Notably, the Indian government also ordered on June 14, 2022, a ban on all schools run by the Falahi Aam Trust (FAT), accusing that these schools were affiliated with the banned organisation Jamaat-e-Islami. As a result of the unjustified action, more than 10 thousand teachers become jobless in Kashmir.

Nonetheless, this serious situation deserves preventive action by the international community as well as the UN, EU and OIC. Kashmiri students already studying in different geographies, including Pakistan, are grievously affected by the Indian designs. Children are an asset to every country and community, and their education plays a key role in the development of a country.
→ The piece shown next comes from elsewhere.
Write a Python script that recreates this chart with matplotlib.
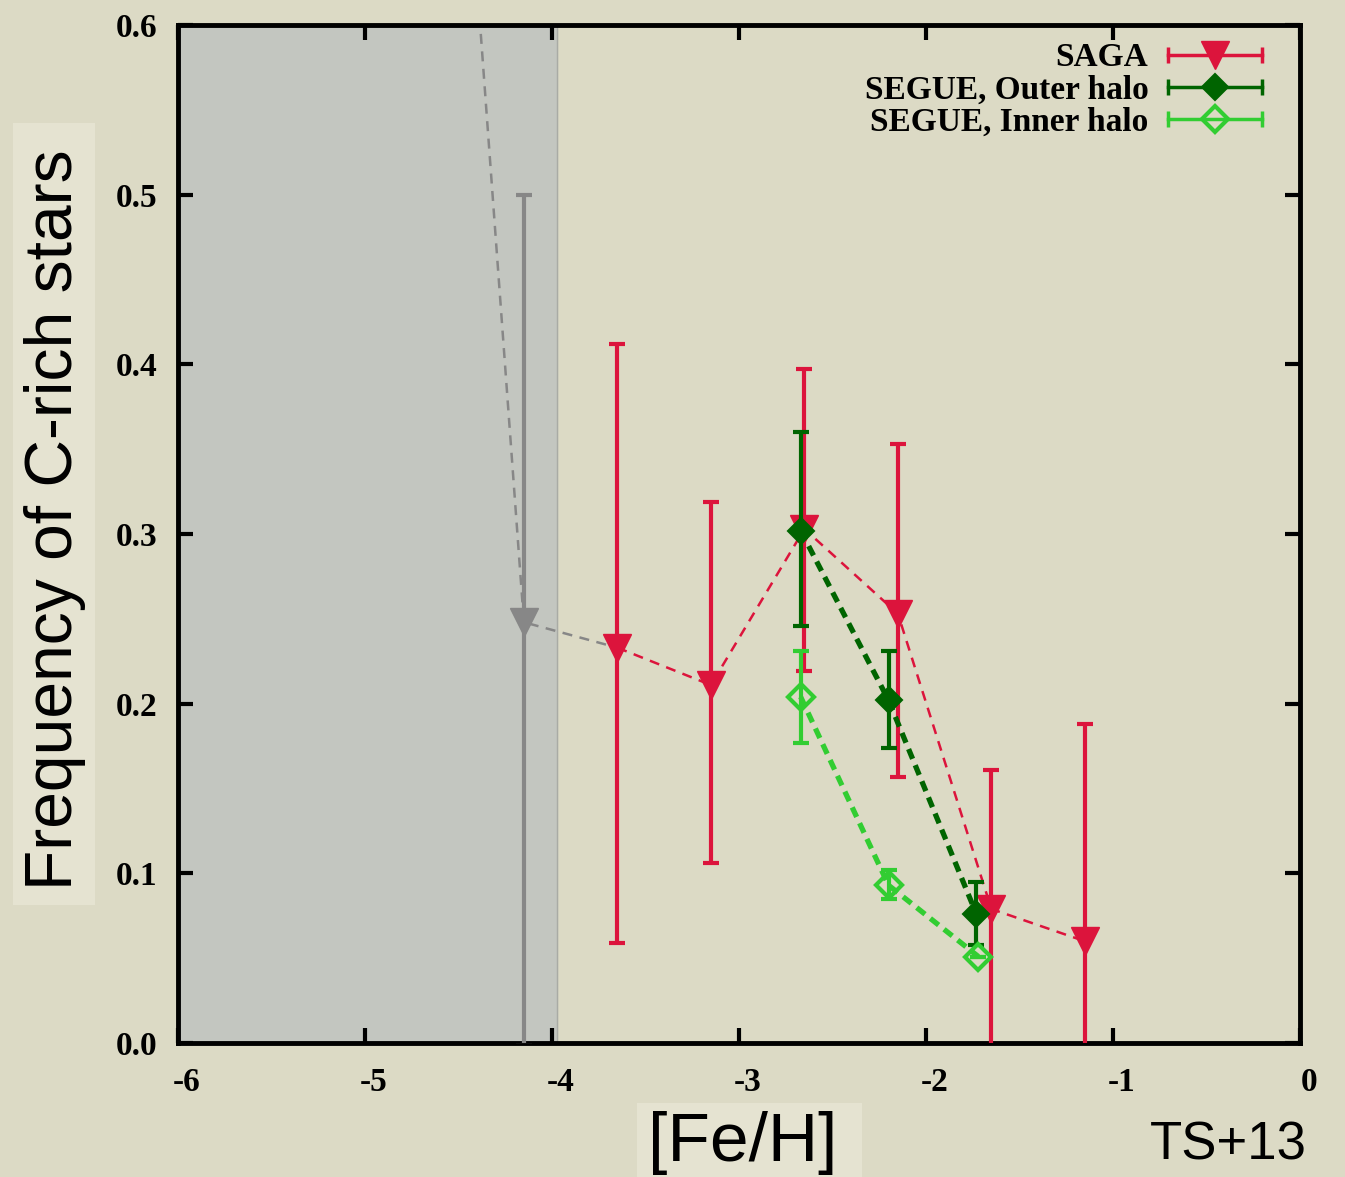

And from the Greek empire to the present era, various countries have made progress in every field due to research and education.

Hence, International Literacy Day is celebrated each year on September 8, which aims to highlight the importance of literacy to individuals, communities and societies. But it is a misfortune that the Indian fascist regime is endlessly denying the rights of education to Kashmiri students.